Given information:
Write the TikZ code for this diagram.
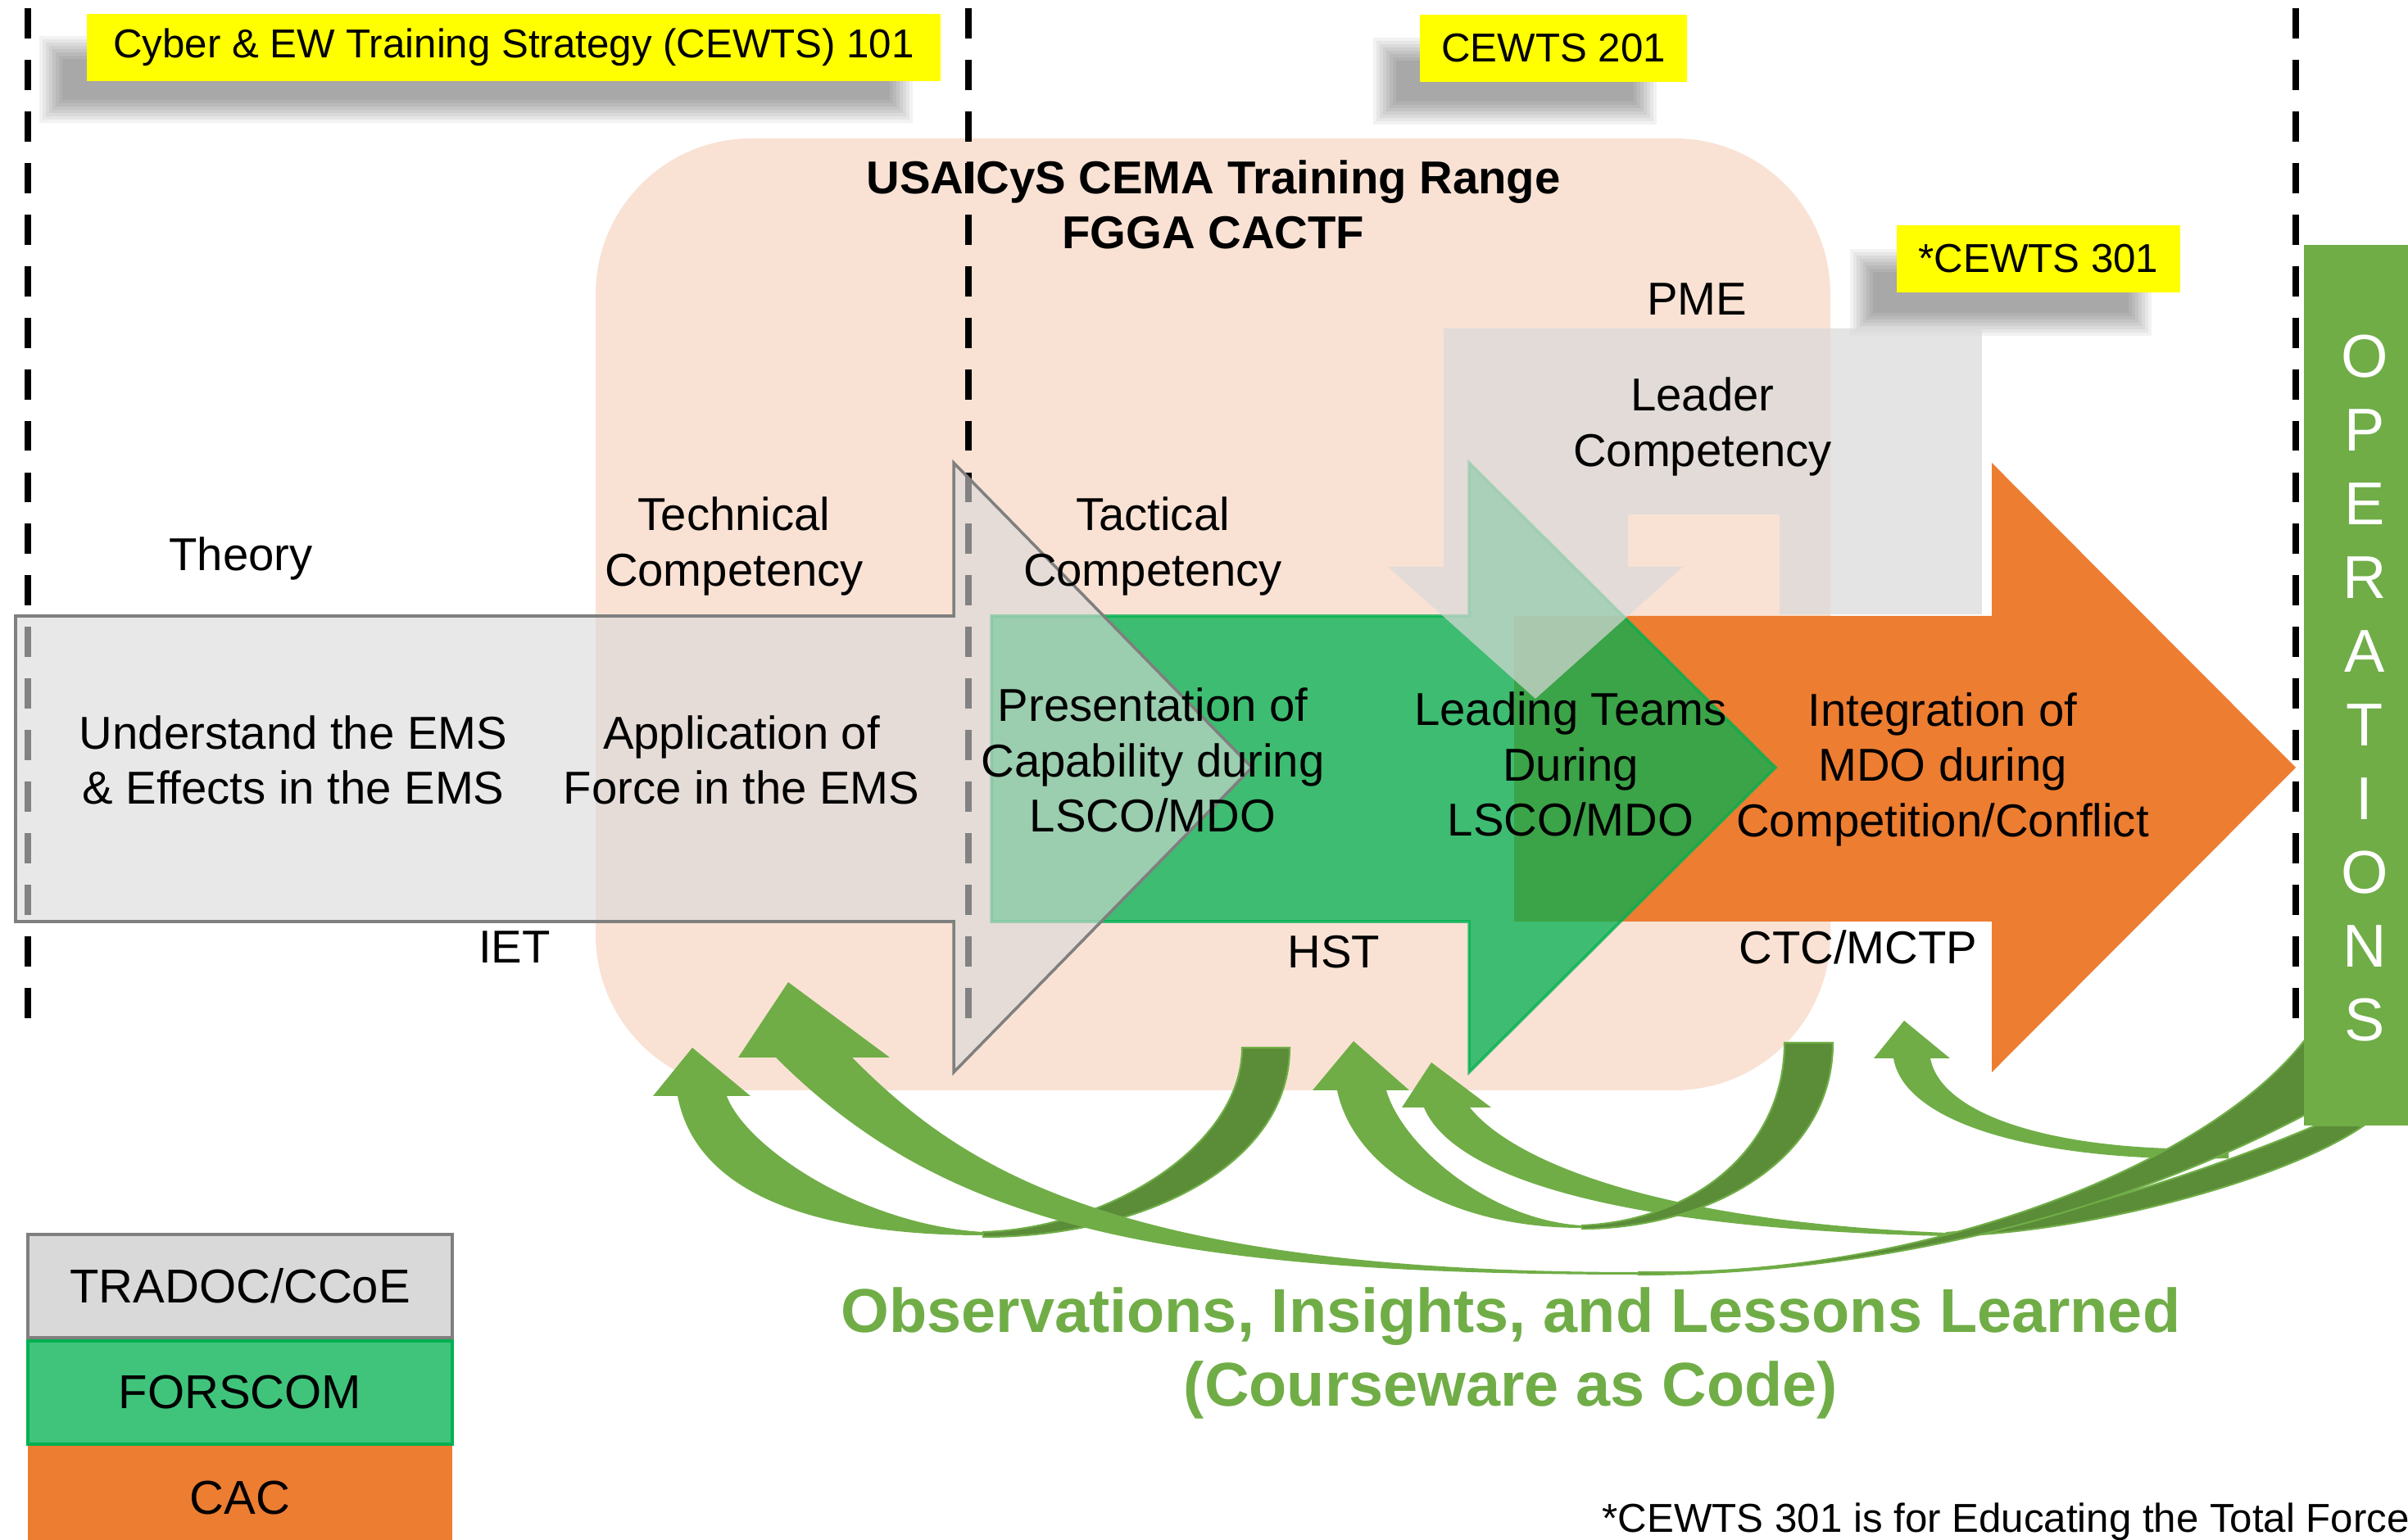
\documentclass[tikz,border=0pt]{standalone}
\usepackage{fontspec}
\setmainfont{Liberation Sans}
\usetikzlibrary{positioning}

\definecolor{peach}{RGB}{249,226,212}
\definecolor{tradocgray}{RGB}{217,217,217}
\definecolor{edgegray}{RGB}{127,127,127}
\definecolor{forscomgreen}{RGB}{0,176,80}
\definecolor{cacorange}{RGB}{237,125,49}
\definecolor{oilgreen}{RGB}{112,173,71}
\definecolor{oildark}{RGB}{91,140,56}
\definecolor{hiyellow}{RGB}{255,255,0}

\tikzset{
  lbl/.style={font=\fontsize{16}{19.2}\selectfont, align=center, inner sep=0pt},
  tagbox/.style={fill=hiyellow, font=\fontsize{14}{16.8}\selectfont, inner sep=0pt, minimum height=0.82cm},
  legbox/.style={minimum width=5.18cm, minimum height=1.26cm, inner sep=0pt, font=\fontsize{16.5}{19.8}\selectfont},
  opsletter/.style={text=white, font=\fontsize{21}{25}\selectfont, inner sep=0pt},
  divider/.style={line width=2.5pt, dash pattern=on 10.5pt off 7.4pt},
  ribbon/.style={fill=oilgreen},
  ribbonback/.style={fill=oildark, draw=oilgreen, line width=0.6pt},
}

\begin{document}
\begin{tikzpicture}[x=0.01cm, y=-0.01cm]
  \useasboundingbox (0,0) rectangle (2939,1880);

  % Shadows under the course tags
  \foreach \xa/\ya/\xb/\yb in {62/58/1100/136, 1690/60/2008/138, 2272/318/2612/396}
    \foreach \k in {0,4,...,28}
      \fill[black, opacity=0.05] (\xa-14+\k,\ya-14+\k) rectangle (\xb+14-\k,\yb+14-\k);

  % Training range backdrop
  \fill[peach, rounded corners=1.9cm] (727,169) rectangle (2234,1331);

  % Phase dividers
  \foreach \x in {34,1182,2802}
    \draw[divider] (\x,10) -- (\x,1250);

  % CAC, FORSCOM and TRADOC arrows
  \fill[cacorange] (1848,752) -- (2431,752) -- (2431,565) -- (2802,937)
    -- (2431,1309) -- (2431,1125) -- (1848,1125) -- cycle;
  \filldraw[fill=forscomgreen, draw=forscomgreen, opacity=0.75, line width=1pt]
    (1210,752) -- (1793,752) -- (1793,565) -- (2167,937)
    -- (1793,1309) -- (1793,1125) -- (1210,1125) -- cycle;
  \filldraw[fill=tradocgray, fill opacity=0.6, draw=edgegray, line width=1pt]
    (19,752) -- (1164,752) -- (1164,565) -- (1528,937)
    -- (1164,1309) -- (1164,1125) -- (19,1125) -- cycle;

  % PME block with its down arrow
  \fill[tradocgray, fill opacity=0.7] (1762,401) -- (2419,401) -- (2419,750) -- (2172,750)
    -- (2172,628) -- (1987,628) -- (1987,692) -- (2054,692) -- (1874,853)
    -- (1694,692) -- (1762,692) -- cycle;

  % Course tags
  \node[tagbox, minimum width=10.42cm] (cewts101) at (627,58) {Cyber \& EW Training Strategy (CEWTS) 101};
  \node[tagbox, minimum width=3.25cm] (cewts201) at (1896,59) {CEWTS 201};
  \node[tagbox, minimum width=3.45cm] (cewts301) at (2488,316) {*CEWTS 301};

  % Labels
  \node[lbl, font=\bfseries\fontsize{16}{19}\selectfont] (range) at (1481,250) {USAICyS CEMA Training Range\\FGGA CACTF};
  \node[lbl] (theory) at (294,682) {Theory};
  \node[lbl] (techcomp) at (896,667) {Technical\\Competency};
  \node[lbl] (taccomp) at (1407,667) {Tactical\\Competency};
  \node[lbl] (pme) at (2071,365) {PME};
  \node[lbl] (leadcomp) at (2078,521) {Leader\\Competency};
  \node[lbl] (understand) at (358,928) {Understand the EMS\\\& Effects in the EMS};
  \node[lbl] (application) at (905,928) {Application of\\Force in the EMS};
  \node[lbl] (presentation) at (1407,928) {Presentation of\\Capability during\\LSCO/MDO};
  \node[lbl] (leading) at (1917,933) {Leading Teams\\During\\LSCO/MDO};
  \node[lbl] (integration) at (2371,939) {Integration of\\MDO during\\Competition/Conflict};
  \node[lbl] (iet) at (628,1156) {IET};
  \node[lbl] (hst) at (1628,1162) {HST};
  \node[lbl] (ctc) at (2268,1156) {CTC/MCTP};

  % Feedback arrows (OIL)
  \fill[ribbon] (2287,1292) -- (2311,1292) .. controls (2325,1375) and (2500,1420) .. (2720,1414)
    -- (2720,1402) .. controls (2520,1408) and (2370,1365) .. (2356,1292)
    -- (2380,1292) -- (2324,1246) -- cycle;
  \fill[ribbon] (1711,1352) -- (1738,1352) .. controls (1770,1430) and (1950,1500) .. (2376,1509)
    -- (2376,1505) .. controls (2000,1490) and (1840,1410) .. (1794,1352)
    -- (1820,1352) -- (1747,1297) -- cycle;
  \filldraw[ribbonback] (2376,1505) .. controls (2500,1495) and (2720,1420) .. (2826,1374)
    -- (2885,1374) .. controls (2790,1440) and (2550,1505) .. (2376,1509) -- cycle;
  \fill[ribbon] (1602,1331) -- (1632,1331) .. controls (1650,1420) and (1760,1499) .. (1931,1499)
    -- (1931,1496) .. controls (1820,1490) and (1712,1400) .. (1692,1331)
    -- (1720,1331) -- (1652,1271) -- cycle;
  \filldraw[ribbonback] (1931,1496) .. controls (2070,1490) and (2178,1400) .. (2178,1273)
    -- (2237,1273) .. controls (2237,1420) and (2080,1500) .. (1931,1500) -- cycle;
  \fill[ribbon] (797,1338) -- (827,1338) .. controls (850,1460) and (1000,1508) .. (1200,1508)
    -- (1200,1504) .. controls (1050,1495) and (910,1400) .. (887,1338)
    -- (916,1338) -- (845,1279) -- cycle;
  \filldraw[ribbonback] (1200,1504) .. controls (1350,1500) and (1516,1400) .. (1516,1279)
    -- (1574,1279) .. controls (1574,1420) and (1400,1510) .. (1200,1510) -- cycle;
  \fill[ribbon] (901,1291) -- (947,1291) .. controls (1147,1491) and (1400,1556) .. (2000,1556)
    -- (2000,1553) .. controls (1350,1553) and (1170,1421) .. (1040,1291)
    -- (1086,1291) -- (962,1199) -- cycle;
  \filldraw[ribbonback] (2000,1556) .. controls (2250,1556) and (2550,1500) .. (2815,1360)
    -- (2815,1267) .. controls (2700,1420) and (2350,1560) .. (2000,1553) -- cycle;

  % Operations bar
  \fill[oilgreen] (2812,299) rectangle (2939,1374);
  \foreach \c [count=\i from 0] in {O,P,E,R,A,T,I,O,N,S}
    \node[opsletter] (ops\i) at (2886,435+90*\i) {\c};

  % Legend
  \node[legbox, fill=tradocgray, draw=edgegray, line width=1.2pt] (tradoc) at (293,1570) {TRADOC/CCoE};
  \node[legbox, fill=forscomgreen!75, draw=forscomgreen, line width=1pt, below=0pt of tradoc] (forscom) {FORSCOM};
  \node[legbox, fill=cacorange, below=0pt of forscom] (cac) {CAC};

  % Bottom texts
  \node[lbl, text=oilgreen, font=\bfseries\fontsize{21.5}{25.6}\selectfont] (oil) at (1844,1652)
    {Observations, Insights, and Lessons Learned\\(Courseware as Code)};
  \node[anchor=base west, inner sep=0pt, font=\fontsize{14}{16.8}\selectfont] (footnote) at (1955,1870)
    {*CEWTS 301 is for Educating the Total Force};
\end{tikzpicture}
\end{document}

What the exercise asks: Repeat the listing above exactly, with no pictures.

Output for this exercise:
Write the TikZ code for this diagram.
\documentclass[tikz,border=0pt]{standalone}
\usepackage{fontspec}
\setmainfont{Liberation Sans}
\usetikzlibrary{positioning}

\definecolor{peach}{RGB}{249,226,212}
\definecolor{tradocgray}{RGB}{217,217,217}
\definecolor{edgegray}{RGB}{127,127,127}
\definecolor{forscomgreen}{RGB}{0,176,80}
\definecolor{cacorange}{RGB}{237,125,49}
\definecolor{oilgreen}{RGB}{112,173,71}
\definecolor{oildark}{RGB}{91,140,56}
\definecolor{hiyellow}{RGB}{255,255,0}

\tikzset{
  lbl/.style={font=\fontsize{16}{19.2}\selectfont, align=center, inner sep=0pt},
  tagbox/.style={fill=hiyellow, font=\fontsize{14}{16.8}\selectfont, inner sep=0pt, minimum height=0.82cm},
  legbox/.style={minimum width=5.18cm, minimum height=1.26cm, inner sep=0pt, font=\fontsize{16.5}{19.8}\selectfont},
  opsletter/.style={text=white, font=\fontsize{21}{25}\selectfont, inner sep=0pt},
  divider/.style={line width=2.5pt, dash pattern=on 10.5pt off 7.4pt},
  ribbon/.style={fill=oilgreen},
  ribbonback/.style={fill=oildark, draw=oilgreen, line width=0.6pt},
}

\begin{document}
\begin{tikzpicture}[x=0.01cm, y=-0.01cm]
  \useasboundingbox (0,0) rectangle (2939,1880);

  % Shadows under the course tags
  \foreach \xa/\ya/\xb/\yb in {62/58/1100/136, 1690/60/2008/138, 2272/318/2612/396}
    \foreach \k in {0,4,...,28}
      \fill[black, opacity=0.05] (\xa-14+\k,\ya-14+\k) rectangle (\xb+14-\k,\yb+14-\k);

  % Training range backdrop
  \fill[peach, rounded corners=1.9cm] (727,169) rectangle (2234,1331);

  % Phase dividers
  \foreach \x in {34,1182,2802}
    \draw[divider] (\x,10) -- (\x,1250);

  % CAC, FORSCOM and TRADOC arrows
  \fill[cacorange] (1848,752) -- (2431,752) -- (2431,565) -- (2802,937)
    -- (2431,1309) -- (2431,1125) -- (1848,1125) -- cycle;
  \filldraw[fill=forscomgreen, draw=forscomgreen, opacity=0.75, line width=1pt]
    (1210,752) -- (1793,752) -- (1793,565) -- (2167,937)
    -- (1793,1309) -- (1793,1125) -- (1210,1125) -- cycle;
  \filldraw[fill=tradocgray, fill opacity=0.6, draw=edgegray, line width=1pt]
    (19,752) -- (1164,752) -- (1164,565) -- (1528,937)
    -- (1164,1309) -- (1164,1125) -- (19,1125) -- cycle;

  % PME block with its down arrow
  \fill[tradocgray, fill opacity=0.7] (1762,401) -- (2419,401) -- (2419,750) -- (2172,750)
    -- (2172,628) -- (1987,628) -- (1987,692) -- (2054,692) -- (1874,853)
    -- (1694,692) -- (1762,692) -- cycle;

  % Course tags
  \node[tagbox, minimum width=10.42cm] (cewts101) at (627,58) {Cyber \& EW Training Strategy (CEWTS) 101};
  \node[tagbox, minimum width=3.25cm] (cewts201) at (1896,59) {CEWTS 201};
  \node[tagbox, minimum width=3.45cm] (cewts301) at (2488,316) {*CEWTS 301};

  % Labels
  \node[lbl, font=\bfseries\fontsize{16}{19}\selectfont] (range) at (1481,250) {USAICyS CEMA Training Range\\FGGA CACTF};
  \node[lbl] (theory) at (294,682) {Theory};
  \node[lbl] (techcomp) at (896,667) {Technical\\Competency};
  \node[lbl] (taccomp) at (1407,667) {Tactical\\Competency};
  \node[lbl] (pme) at (2071,365) {PME};
  \node[lbl] (leadcomp) at (2078,521) {Leader\\Competency};
  \node[lbl] (understand) at (358,928) {Understand the EMS\\\& Effects in the EMS};
  \node[lbl] (application) at (905,928) {Application of\\Force in the EMS};
  \node[lbl] (presentation) at (1407,928) {Presentation of\\Capability during\\LSCO/MDO};
  \node[lbl] (leading) at (1917,933) {Leading Teams\\During\\LSCO/MDO};
  \node[lbl] (integration) at (2371,939) {Integration of\\MDO during\\Competition/Conflict};
  \node[lbl] (iet) at (628,1156) {IET};
  \node[lbl] (hst) at (1628,1162) {HST};
  \node[lbl] (ctc) at (2268,1156) {CTC/MCTP};

  % Feedback arrows (OIL)
  \fill[ribbon] (2287,1292) -- (2311,1292) .. controls (2325,1375) and (2500,1420) .. (2720,1414)
    -- (2720,1402) .. controls (2520,1408) and (2370,1365) .. (2356,1292)
    -- (2380,1292) -- (2324,1246) -- cycle;
  \fill[ribbon] (1711,1352) -- (1738,1352) .. controls (1770,1430) and (1950,1500) .. (2376,1509)
    -- (2376,1505) .. controls (2000,1490) and (1840,1410) .. (1794,1352)
    -- (1820,1352) -- (1747,1297) -- cycle;
  \filldraw[ribbonback] (2376,1505) .. controls (2500,1495) and (2720,1420) .. (2826,1374)
    -- (2885,1374) .. controls (2790,1440) and (2550,1505) .. (2376,1509) -- cycle;
  \fill[ribbon] (1602,1331) -- (1632,1331) .. controls (1650,1420) and (1760,1499) .. (1931,1499)
    -- (1931,1496) .. controls (1820,1490) and (1712,1400) .. (1692,1331)
    -- (1720,1331) -- (1652,1271) -- cycle;
  \filldraw[ribbonback] (1931,1496) .. controls (2070,1490) and (2178,1400) .. (2178,1273)
    -- (2237,1273) .. controls (2237,1420) and (2080,1500) .. (1931,1500) -- cycle;
  \fill[ribbon] (797,1338) -- (827,1338) .. controls (850,1460) and (1000,1508) .. (1200,1508)
    -- (1200,1504) .. controls (1050,1495) and (910,1400) .. (887,1338)
    -- (916,1338) -- (845,1279) -- cycle;
  \filldraw[ribbonback] (1200,1504) .. controls (1350,1500) and (1516,1400) .. (1516,1279)
    -- (1574,1279) .. controls (1574,1420) and (1400,1510) .. (1200,1510) -- cycle;
  \fill[ribbon] (901,1291) -- (947,1291) .. controls (1147,1491) and (1400,1556) .. (2000,1556)
    -- (2000,1553) .. controls (1350,1553) and (1170,1421) .. (1040,1291)
    -- (1086,1291) -- (962,1199) -- cycle;
  \filldraw[ribbonback] (2000,1556) .. controls (2250,1556) and (2550,1500) .. (2815,1360)
    -- (2815,1267) .. controls (2700,1420) and (2350,1560) .. (2000,1553) -- cycle;

  % Operations bar
  \fill[oilgreen] (2812,299) rectangle (2939,1374);
  \foreach \c [count=\i from 0] in {O,P,E,R,A,T,I,O,N,S}
    \node[opsletter] (ops\i) at (2886,435+90*\i) {\c};

  % Legend
  \node[legbox, fill=tradocgray, draw=edgegray, line width=1.2pt] (tradoc) at (293,1570) {TRADOC/CCoE};
  \node[legbox, fill=forscomgreen!75, draw=forscomgreen, line width=1pt, below=0pt of tradoc] (forscom) {FORSCOM};
  \node[legbox, fill=cacorange, below=0pt of forscom] (cac) {CAC};

  % Bottom texts
  \node[lbl, text=oilgreen, font=\bfseries\fontsize{21.5}{25.6}\selectfont] (oil) at (1844,1652)
    {Observations, Insights, and Lessons Learned\\(Courseware as Code)};
  \node[anchor=base west, inner sep=0pt, font=\fontsize{14}{16.8}\selectfont] (footnote) at (1955,1870)
    {*CEWTS 301 is for Educating the Total Force};
\end{tikzpicture}
\end{document}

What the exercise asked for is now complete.